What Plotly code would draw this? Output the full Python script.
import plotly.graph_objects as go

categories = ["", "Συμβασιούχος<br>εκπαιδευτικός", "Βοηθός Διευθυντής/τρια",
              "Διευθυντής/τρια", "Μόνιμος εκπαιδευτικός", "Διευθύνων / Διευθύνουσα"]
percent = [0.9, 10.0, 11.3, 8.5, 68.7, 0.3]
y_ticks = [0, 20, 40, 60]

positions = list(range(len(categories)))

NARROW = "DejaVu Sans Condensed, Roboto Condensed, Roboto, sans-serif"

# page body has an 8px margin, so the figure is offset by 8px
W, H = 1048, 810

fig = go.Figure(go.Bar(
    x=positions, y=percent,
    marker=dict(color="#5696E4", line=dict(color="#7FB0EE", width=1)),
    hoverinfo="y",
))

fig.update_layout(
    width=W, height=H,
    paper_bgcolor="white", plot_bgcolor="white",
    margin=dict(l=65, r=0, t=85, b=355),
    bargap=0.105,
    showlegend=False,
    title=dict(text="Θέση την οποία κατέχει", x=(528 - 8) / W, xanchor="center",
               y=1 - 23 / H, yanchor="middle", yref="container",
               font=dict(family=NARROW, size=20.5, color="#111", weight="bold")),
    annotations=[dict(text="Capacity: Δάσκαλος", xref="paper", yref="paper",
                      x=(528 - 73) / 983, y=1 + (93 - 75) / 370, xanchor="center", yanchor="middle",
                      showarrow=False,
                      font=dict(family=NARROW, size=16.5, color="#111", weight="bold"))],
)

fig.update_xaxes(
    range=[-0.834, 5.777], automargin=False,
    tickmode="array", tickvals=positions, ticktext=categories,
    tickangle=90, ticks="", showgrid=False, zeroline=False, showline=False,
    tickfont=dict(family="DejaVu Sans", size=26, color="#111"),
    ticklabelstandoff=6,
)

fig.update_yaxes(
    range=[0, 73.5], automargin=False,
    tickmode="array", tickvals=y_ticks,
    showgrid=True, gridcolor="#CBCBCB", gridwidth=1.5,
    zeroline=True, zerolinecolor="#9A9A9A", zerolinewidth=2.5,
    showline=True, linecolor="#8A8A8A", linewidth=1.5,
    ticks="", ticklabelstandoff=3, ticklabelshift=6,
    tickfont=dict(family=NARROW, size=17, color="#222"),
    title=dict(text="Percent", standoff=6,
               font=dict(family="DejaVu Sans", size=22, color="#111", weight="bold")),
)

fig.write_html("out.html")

***

> _REQUIREMENT_: Return a word-for-word copy of the lines from the beginning of the listing to the line holding "import plotly.graph_objects as go", both kept.

> _WORKED ANSWER_:
What Plotly code would draw this? Output the full Python script.
import plotly.graph_objects as go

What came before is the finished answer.